Assassinio sul Nilo, di Agatha Christie, Mondadori, 1944
Uno dei romanzi più famosi della scrittrice inglese Agatha Christie. Il detective belga Poirot è in vacanza ad Assuan, in attesa di imbarcarsi su una crociera sul Nilo quando la ricca ereditiera Linnet Doyle gli chiede di aiutarla. Qualche giorno dopo Linnet viene trovata morta. Tocca a Poirot scoprire l’assassino.
Dipinto: The Battle of the Nile, di Philip James de Loutherbourg, Tate Britain
Il quadro mostra il momento principale della Battaglia di Abukir, l’esplosione della nave francese L’Orient, alle 22 circa del 1° agosto 1798.
Musei:
The British Museum
Museo dalla collezione infinita.

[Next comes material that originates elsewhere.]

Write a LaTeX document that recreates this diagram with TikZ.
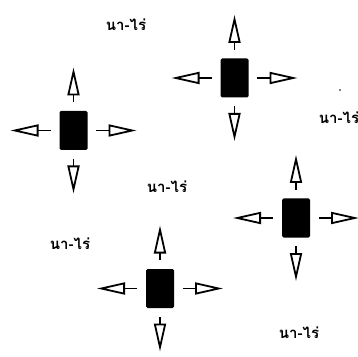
\documentclass[tikz,border=0pt]{standalone}
\usepackage{fontspec}
\newfontfamily\thaifont[Script=Thai]{Loma}
\usetikzlibrary{arrows.meta, positioning}

\tikzset{
  house/.style={rectangle, fill=black, rounded corners=1.5pt, minimum width=28pt, minimum height=39pt, inner sep=0pt},
  outflow/.style={-{Triangle[open, length=28pt, width=12pt]}, shorten <=8pt},
  field/.style={font=\thaifont\bfseries\fontsize{15}{15}\selectfont}
}

\begin{document}
\begin{tikzpicture}[x=1pt, y=1pt, node distance=63pt, line width=1.8pt]
        \useasboundingbox (0,0) rectangle (358,356);

        \node[house] (H1) at (73.5,225.5) {};
        \node[house] (H2) at (234.5,278) {};
        \node[house] (H3) at (296,138) {};
        \node[house] (H4) at (160,67.5) {};

        \node[field] (f1) at (126,331) {นา-ไร่};
        \node[field] (f2) at (339,238) {นา-ไร่};
        \node[field] (f3) at (167,169) {นา-ไร่};
        \node[field] (f4) at (70,112) {นา-ไร่};
        \node[field] (f5) at (299,23) {นา-ไร่};

        \coordinate[above of=H1] (H1n);
        \coordinate[below of=H1] (H1s);
        \coordinate[left of=H1] (H1w);
        \coordinate[right of=H1] (H1e);

        \coordinate[above of=H2] (H2n);
        \coordinate[below of=H2] (H2s);
        \coordinate[left of=H2] (H2w);
        \coordinate[right of=H2] (H2e);

        \coordinate[above of=H3] (H3n);
        \coordinate[below of=H3] (H3s);
        \coordinate[left of=H3] (H3w);
        \coordinate[right of=H3] (H3e);

        \coordinate[above of=H4] (H4n);
        \coordinate[below of=H4] (H4s);
        \coordinate[left of=H4] (H4w);
        \coordinate[right of=H4] (H4e);

        % stray dot
        \fill (340,266) circle (0.8pt);

        % arrows out of each house
        \draw[outflow] (H1.north) -- (H1n);
        \draw[outflow] (H1.south) -- (H1s);
        \draw[outflow] (H1.west) -- (H1w);
        \draw[outflow] (H1.east) -- (H1e);

        \draw[outflow] (H2.north) -- (H2n);
        \draw[outflow] (H2.south) -- (H2s);
        \draw[outflow] (H2.west) -- (H2w);
        \draw[outflow] (H2.east) -- (H2e);

        \draw[outflow] (H3.north) -- (H3n);
        \draw[outflow] (H3.south) -- (H3s);
        \draw[outflow] (H3.west) -- (H3w);
        \draw[outflow] (H3.east) -- (H3e);

        \draw[outflow] (H4.north) -- (H4n);
        \draw[outflow] (H4.south) -- (H4s);
        \draw[outflow] (H4.west) -- (H4w);
        \draw[outflow] (H4.east) -- (H4e);

    \end{tikzpicture}
\end{document}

Oltre alla Stele di Rosetta, è presente una ricca collezione di architettura, mummie e altri oggetti provenienti dalle regioni del Nilo. Dal 2022 al 2023 è stata allestita la mostra “Hieroglyphs: Unlocking Ancient Egypt”.
Il Louvre
Il Département des Antiquités égyptiennes presenta una collezione ricchissima di statue, mummie, manufatti provenienti da tutta la regione del Nilo.
Film: Mystery Of The Nile, Diretto da Jodi Llompart, 2005
Film prodotto in IMAX che racconta della prima spedizione che è riuscita a navigare tutto il corso del Nilo Blu e del Nilo, dalla sorgente in Etiopia fino al Mediterraneo. Leader della spedizione il geologo Pasquale Scaturro. Il viaggio, compiuto in 114 giorni, è durato dal 22 dicembre 2003 al 28 aprile 2004.